Discounters Aldi and Costco challenge supermarket giants Coles, Woolies
For a generation of investors our supermarket “duopoly” — Coles and Woolworths — has delivered handsomely. But for how much longer?
It’s no secret ... smart investors settle on monopolies to make money. For a generation of investors our “duopoly” of two leading supermarket groups — Coles and Woolworths — has delivered handsomely. But for how much longer?
It seems like 2014 may be the crunch year for our two listed supermarket monsters — they have been threatened before but not in this way.
Low-costs retailers such as Aldi and Costco are not just competing with the incumbents, they are undermining them with a radically altered model.
At the same time there are constant allegations of sharp practices in the area. Indeed our primary competition regulator has not one but two court actions running against Coles for allegedly bullying suppliers.
But what is really chipping at the notion of the supermarket duopoly’s tight grip on customers and menacing grip on suppliers is the rise of these unlisted and nimble low-cost operators that have already won the battle in several overseas markets.
The new breed of cut-pride supermarkets are totally focused on cheap prices ... to the exclusion of almost everything else. What is more it has to be said they have arrived at the perfect time.
In Britain — a mirror image in many ways to the Australian supermarket landscape — the sector has literally cleaved into two between chains that service the new and emerging rich and those who do not fit in that category. Meanwhile, in the middle market the two giants, Sainsbury and Tesco, have hit hard times. Tesco has specific issues — allegedly overstating profits — but overall these two “high street” retailers have been left stranded between two ends of the market.
As always with monopolies — or duopolies for that matter — they are never much good for customers but are very good for shareholders. In Britain, with the Sainsbury and Tesco duopoly crumbling, the share prices of the chains have fallen by more than 40 per cent each.
Australian investors would be aghast to hear the British supermarkets now trade at roughly half the price-earnings ratio multiples of Coles and Woolworths. That is, the British chains are now on just nine times earnings while our stocks still trade as high as 17 times earnings.
Yet where is the growth in Australia going to come from at Coles and Woolworths? Aldi, which already runs more than 300 stores in the eastern states, earlier this month announced a major expansion plan into Western Australia and South Australia. The US-owned Costco is also making inroads, though its ambitions appear limited to a handful of very large outlets
As for Coles or a Woolworths expanding offshore, they have not made any serious effort to get overseas revenues — even Tesco for all its faults runs 2000 stores across Asia, though they may now have to be sold to keep the British ship afloat.

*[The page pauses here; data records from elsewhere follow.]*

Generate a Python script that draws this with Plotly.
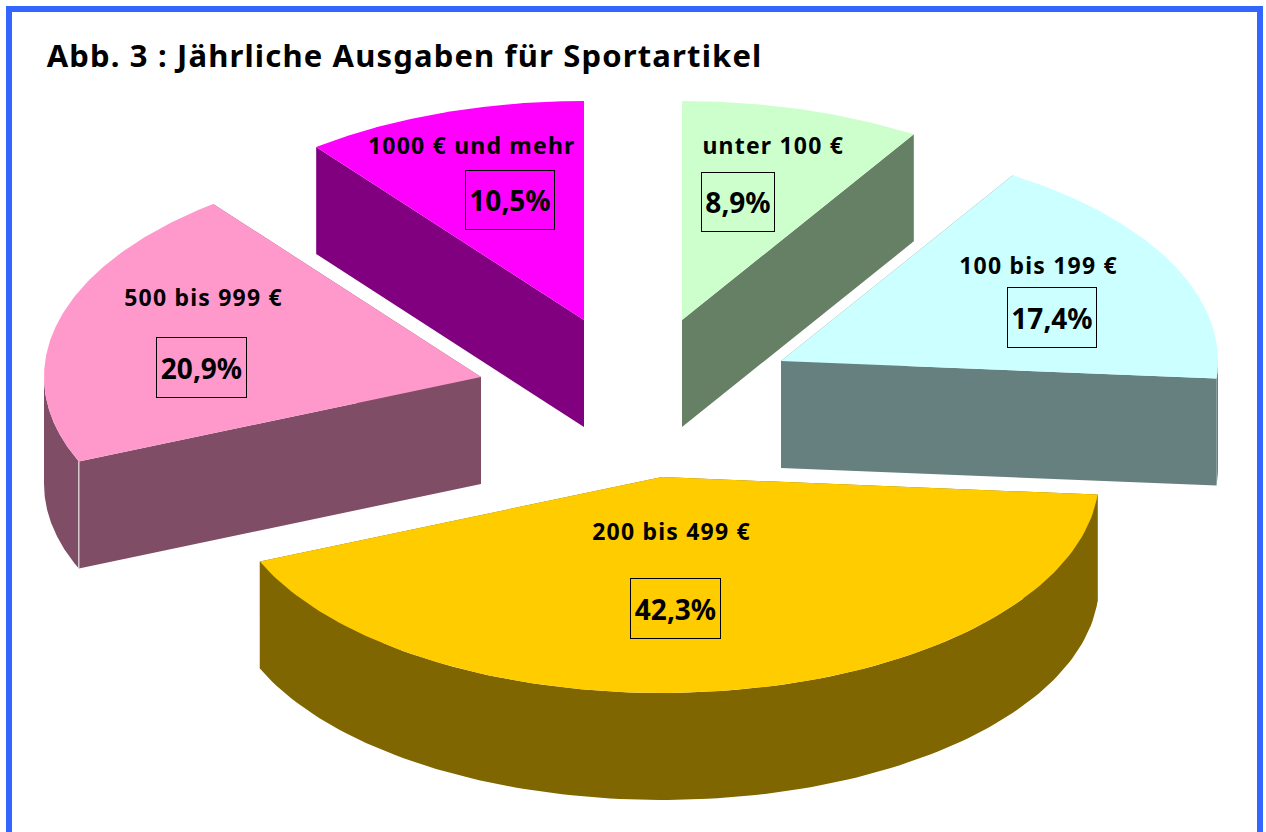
import numpy as np
import plotly.graph_objects as go

# --- data ---
categories = ["unter 100 €", "100 bis 199 €", "200 bis 499 €", "500 bis 999 €", "1000 € und mehr"]
shares = [8.9, 17.4, 42.3, 20.9, 10.5]
title_text = "Abb. 3 : Jährliche Ausgaben für Sportartikel"

# --- style ---
top_colors = ["#CCFFCC", "#CCFFFF", "#FFCC00", "#FF99CC", "#FF00FF"]
side_colors = ["#668066", "#668080", "#806600", "#804D66", "#800080"]
FONT = "Noto Sans"

# --- layout of the exploded 3D pie, in page pixels ---
apex_x = [682, 781, 662, 481, 584]
apex_y = [320, 361, 477, 377, 320]
RX, RY_BACK, RY_FRONT, DEPTH = 437, 219, 216, 107
label_pos = [(773, 145), (1038, 265), (671, 531), (203, 297), (472, 145)]
box_pos = [(737.5, 202, 75, 61), (1051.5, 317, 91, 62), (675, 608, 92, 62),
           (201, 367, 92, 62), (509.5, 200, 91, 61)]


def rim(cx, cy, a0, a1, n=120):
    t = np.linspace(a0, a1, n)
    c = np.cos(t)
    return cx + RX * np.sin(t), cy - np.where(c > 0, RY_BACK, RY_FRONT) * c


fig = go.Figure()


def poly(xs, ys, color, name):
    fig.add_trace(go.Scatter(x=list(xs), y=list(ys), mode="lines", fill="toself",
                             fillcolor=color, line=dict(color=color, width=0),
                             hoverinfo="name", name=name, showlegend=False))


bounds = np.concatenate([[0], np.cumsum(shares)]) / sum(shares) * 2 * np.pi
for i, cat in enumerate(categories):
    cx, cy = apex_x[i], apex_y[i]
    a0, a1 = bounds[i], bounds[i + 1]
    side = side_colors[i]
    # radial walls
    for a in (a0, a1):
        ex, ey = rim(cx, cy, a, a, 1)
        poly([cx, ex[0], ex[0], cx], [cy, ey[0], ey[0] + DEPTH, cy + DEPTH], side, cat)
    # outer wall: only the front half of the ellipse is visible
    lo, hi = max(a0, np.pi / 2), min(a1, 3 * np.pi / 2)
    if hi > lo:
        ax, ay = rim(cx, cy, lo, hi)
        poly(np.r_[ax, ax[::-1]], np.r_[ay, ay[::-1] + DEPTH], side, cat)
    # top face
    tx, ty = rim(cx, cy, a0, a1)
    poly(np.r_[cx, tx], np.r_[cy, ty], top_colors[i], cat)

# white seam on the pink slice
ex, ey = rim(apex_x[3], apex_y[3], bounds[3], bounds[3], 1)
fig.add_trace(go.Scatter(x=[ex[0], ex[0]], y=[ey[0], ey[0] + DEPTH], mode="lines",
                         line=dict(color="#FFFFFF", width=1), hoverinfo="skip", showlegend=False))

annotations = [dict(x=70, y=55, xanchor="left", yanchor="middle", xref="x", yref="y",
                    text=f"<b>{title_text}</b>", showarrow=False,
                    font=dict(family=FONT, size=31, color="#000000"))]
for cat, val, (lx, ly), (bx, by, bw, bh) in zip(categories, shares, label_pos, box_pos):
    annotations.append(dict(x=lx, y=ly, xref="x", yref="y", text=f"<b>{cat}</b>", showarrow=False,
                            font=dict(family=FONT, size=23, color="#000000")))
    annotations.append(dict(x=bx, y=by, xref="x", yref="y", text=f"<b>{val:.1f}%</b>".replace(".", ","),
                            showarrow=False, font=dict(family=FONT, size=28, color="#000000"),
                            width=bw - 3, height=bh - 3, borderpad=0, borderwidth=1, bordercolor="#000000"))

frame = dict(type="rect", xref="x", yref="y", x0=9, x1=1260, y0=9, y1=860,
             line=dict(color="#3366FF", width=6), fillcolor="rgba(0,0,0,0)")

fig.update_layout(width=1266, height=832, margin=dict(l=0, r=0, t=0, b=0),
                  paper_bgcolor="#FFFFFF", plot_bgcolor="#FFFFFF", showlegend=False,
                  xaxis=dict(range=[0, 1266], visible=False, fixedrange=True),
                  yaxis=dict(range=[832, 0], visible=False, fixedrange=True),
                  shapes=[frame], annotations=annotations)

label_idx = [1 + 2 * i for i in range(len(categories))]
css = '.annotation[data-index="0"] text{letter-spacing:1.15px}' + "".join(
    f'.annotation[data-index="{k}"] text{{letter-spacing:1.2px}}' for k in label_idx)
post = ("document.body.style.margin='0';document.body.style.overflow='hidden';"
        "var s=document.createElement('style');s.textContent=%r;document.head.appendChild(s);" % css)
fig.write_html("out.html", post_script=post, config=dict(displayModeBar=False))
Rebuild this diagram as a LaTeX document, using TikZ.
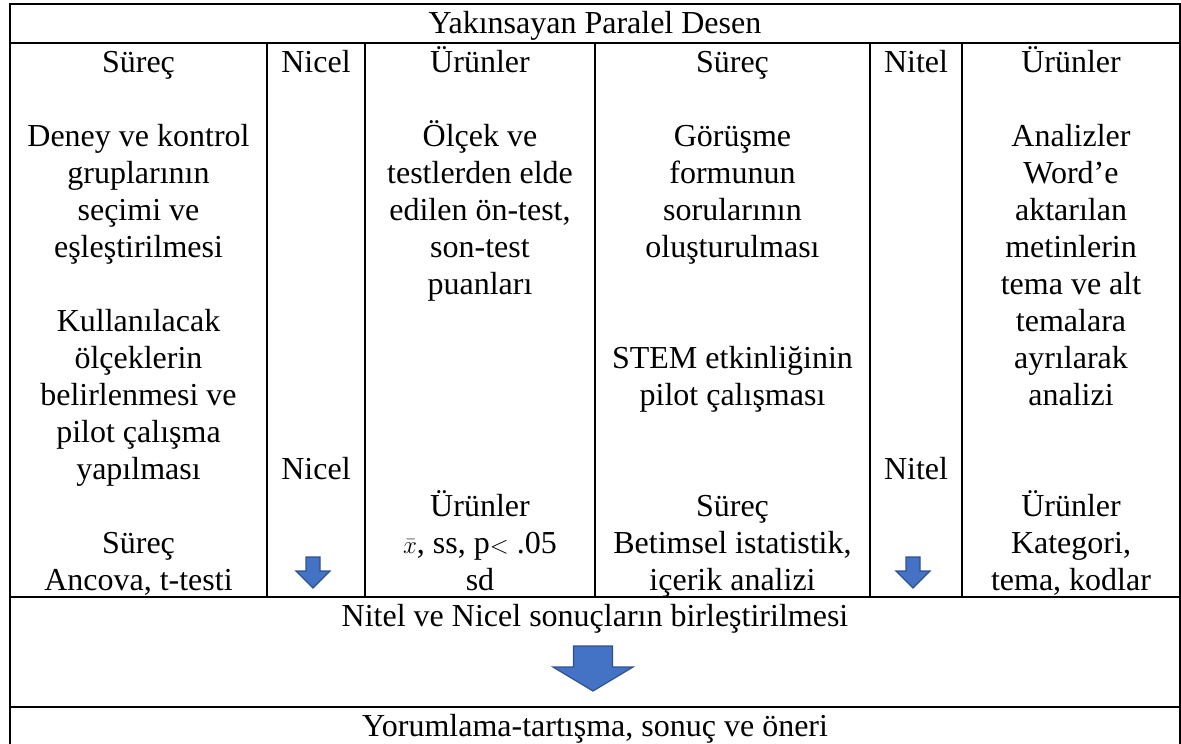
\documentclass[tikz,border=0pt]{standalone}
\usepackage{fontspec}
\setmainfont{Liberation Serif}
\definecolor{arrowblue}{HTML}{4472C4}
\definecolor{arrowedge}{HTML}{2F528F}

\begin{document}
\begin{tikzpicture}[x=1pt, y=-1pt,
	cell/.style={align=center, anchor=base, inner sep=0pt, font=\fontsize{32}{37}\selectfont},
	rule/.style={line width=2pt},
	blockarrow/.style={fill=arrowblue, draw=arrowedge, line width=1.2pt, line join=miter}]
	\useasboundingbox (0,0) rectangle (1181,744);

	% table frame and rules
	\draw[rule] (10,744) -- (10,4) -- (1180,4) -- (1180,744);
	\draw[rule] (10,43) -- (1180,43);
	\draw[rule] (10,597) -- (1180,597);
	\draw[rule] (10,707) -- (1180,707);
	\foreach \x in {267,365,595,870,962}
		\draw[rule] (\x,43) -- (\x,597);

	\node (title) [cell] at (595,33) {Yakınsayan Paralel Desen};

	% nicel side (base = last line)
	\node (surec) [cell] at (138.5,72) {Süreç};
	\node (deney) [cell] at (138.5,257) {Deney ve kontrol\\gruplarının\\seçimi ve\\eşleştirilmesi};
	\node (olcek) [cell] at (138.5,479) {Kullanılacak\\ölçeklerin\\belirlenmesi ve\\pilot çalışma\\yapılması};
	\node (ancova) [cell] at (138.5,590) {Süreç\\Ancova, t-testi};
	\node (nicel) [cell] at (316,72) {Nicel};
	\node (nicelalt) [cell] at (316,479) {Nicel};
	\node (urunler) [cell] at (480,72) {Ürünler};
	\node (puan) [cell] at (480,294) {Ölçek ve\\testlerden elde\\edilen ön-test,\\son-test\\puanları};
	\node (istatistik) [cell] at (480,590) {Ürünler\\$\bar{x}$, ss, p$<$ .05\\sd};

	% nitel side
	\node (surecnitel) [cell] at (732.5,72) {Süreç};
	\node (gorusme) [cell] at (732.5,257) {Görüşme\\formunun\\sorularının\\oluşturulması};
	\node (stem) [cell] at (732.5,405) {STEM etkinliğinin\\pilot çalışması};
	\node (betimsel) [cell] at (732.5,590) {Süreç\\Betimsel istatistik,\\içerik analizi};
	\node (nitel) [cell] at (916,72) {Nitel};
	\node (nitelalt) [cell] at (916,479) {Nitel};
	\node (urunlernitel) [cell] at (1071,72) {Ürünler};
	\node (analiz) [cell] at (1071,405) {Analizler\\Word’e\\aktarılan\\metinlerin\\tema ve alt\\temalara\\ayrılarak\\analizi};
	\node (kategori) [cell] at (1071,590) {Ürünler\\Kategori,\\tema, kodlar};

	% merge and result
	\node (birlestirme) [cell] at (595,626) {Nitel ve Nicel sonuçların birleştirilmesi};
	\node (yorum) [cell] at (595,736) {Yorumlama-tartışma, sonuç ve öneri};

	\draw[blockarrow] (306,557) -- (320,557) -- (320,571) -- (330,571) -- (313,588) -- (296,571) -- (306,571) -- cycle;
	\draw[blockarrow] (906,557) -- (920,557) -- (920,571) -- (930,571) -- (913,588) -- (896,571) -- (906,571) -- cycle;
	\draw[blockarrow] (573.5,646) -- (612.5,646) -- (612.5,667) -- (633,667) -- (593,691) -- (553,667) -- (573.5,667) -- cycle;
\end{tikzpicture}
\end{document}
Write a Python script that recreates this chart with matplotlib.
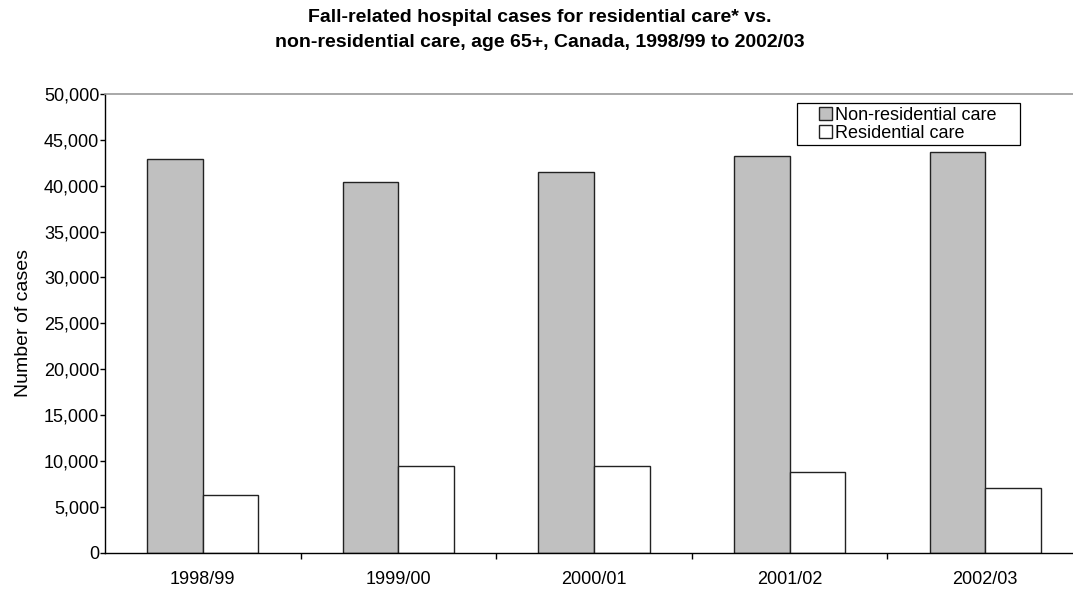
import numpy as np
import matplotlib.pyplot as plt
from matplotlib.patches import Rectangle
from matplotlib.ticker import FuncFormatter, FixedLocator

plt.rcParams['font.family'] = ['Liberation Sans', 'DejaVu Sans']

# Hospital cases due to falls, age 65+
years = ['1998/99', '1999/00', '2000/01', '2001/02', '2002/03']
non_residential = [42900, 40400, 41500, 43200, 43700]
residential = [6300, 9450, 9450, 8850, 7050]

W, H = 1073, 589
fig = plt.figure(figsize=(W / 100, H / 100), dpi=100)
ax = fig.add_axes([105 / W, 1 - 552.7 / H, 978 / W, (552.7 - 94) / H])

x = np.arange(len(years))
larg = 0.284
ax.bar(x - larg / 2, non_residential, width=larg, color='#c0c0c0',
       edgecolor='#222222', linewidth=1.0, label='Non-residential care')
ax.bar(x + larg / 2, residential, width=larg, color='white',
       edgecolor='#222222', linewidth=1.0, label='Residential care')

ax.set_xlim(-0.5, len(years) - 0.5)
ax.set_ylim(0, 50000)
ax.set_yticks(np.arange(0, 50001, 5000))
ax.yaxis.set_major_formatter(FuncFormatter(lambda v, p: f'{int(v):,}'))

# ticks between categories, labels at the centres
ax.xaxis.set_major_locator(FixedLocator(x[:-1] + 0.5))
ax.xaxis.set_minor_locator(FixedLocator(x))
ax.set_xticklabels([], minor=False)
ax.set_xticklabels(years, minor=True)
ax.tick_params(axis='x', which='major', length=4, width=1, direction='out')
ax.tick_params(axis='x', which='minor', length=0, pad=13, labelsize=13)
ax.tick_params(axis='y', length=3.6, width=1, labelsize=13, pad=0.5)

ax.spines['top'].set_color('#999999')
ax.spines['top'].set_linewidth(1.2)
ax.spines['right'].set_visible(False)
ax.spines['left'].set_linewidth(1.0)
ax.spines['bottom'].set_linewidth(1.0)

ax.set_ylabel('Number of cases', fontsize=14)
ax.yaxis.set_label_coords(-0.075, 0.5)

# legend without its own frame, box drawn separately
leg = ax.legend(loc='upper left', bbox_to_anchor=(819 / W, 1 - 107 / H),
                bbox_transform=fig.transFigure, fontsize=13, frameon=False,
                borderpad=0, handlelength=0.72, handleheight=0.72,
                handletextpad=0.15, labelspacing=0.05, borderaxespad=0)
fig.patches.append(Rectangle((797 / W, 1 - 145 / H), 223 / W, 42 / H,
                             transform=fig.transFigure, fill=False,
                             edgecolor='black', linewidth=0.9))

fig.text(0.503, 1 - 9 / H, 'Fall-related hospital cases for residential care* vs.\n'
         'non-residential care, age 65+, Canada, 1998/99 to 2002/03',
         ha='center', va='top', fontsize=14, fontweight='bold', linespacing=1.6)

fig.savefig('out.png', dpi=100)
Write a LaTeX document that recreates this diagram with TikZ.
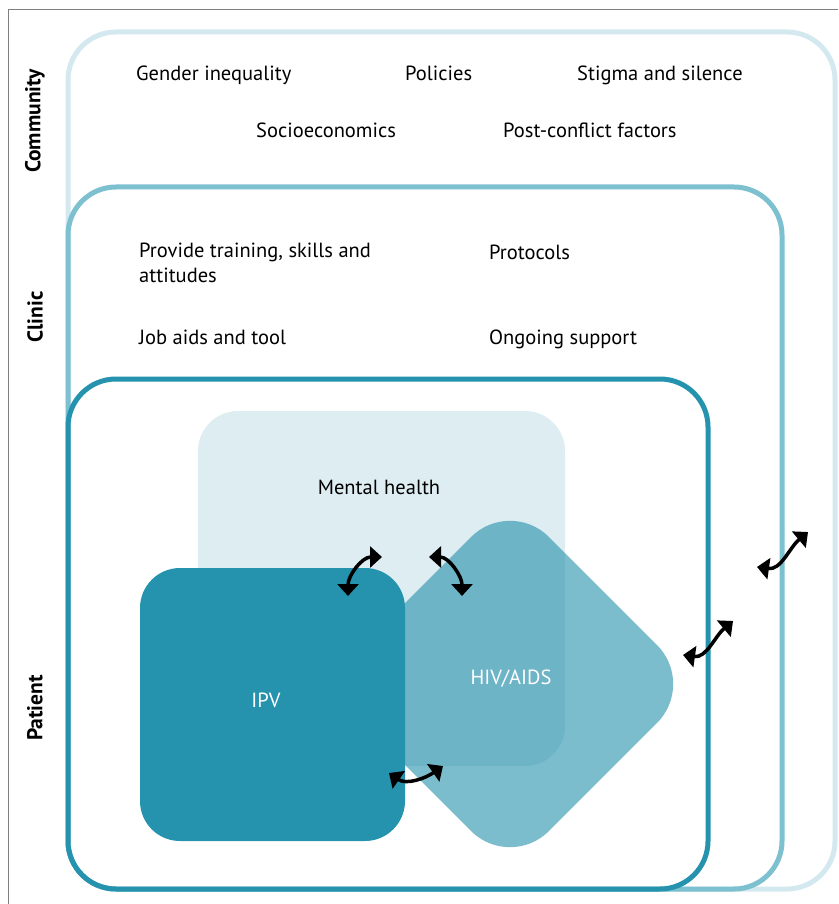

Worst still for local Australian investors, supermarket stocks do not offer the consolation of high yield you expect from similarly dominant players in other sectors such as the big four banks and Telstra.
Wesfarmers, the parent company of Coles, currently yields about 5 per cent and Woolworths trails behind with roughly 4 per cent — against the 6 per cent available at the banks or A-REITs and the pressure is clearly rising on the supermarkets to find growth.
Perhaps the answer may have been to risk cannibalisation and take on Aldi at their own game as Qantas has tried in airlines with Jetstar, but it is probably too late.
As UBS analyst Ben Gilbert wrote last month before the full impact of the Tesco accounting scandal became clear: “Aldi and Costco are very hard for traditional supermarkets to compete with — we are becoming more concerned about the threat these discounters present to both sales and margins.”
The worst thing for investors of course is that you can’t buy shares in Aldi or Costco on the ASX if you wanted to keep up with the trends. Groups such as Metcash or other “independent” operators will find it even harder to compete because they lack the pricing power. It’s a seriously challenging outlook for supermarkets — and no obvious way out of a storm that looks like it’s coming our way.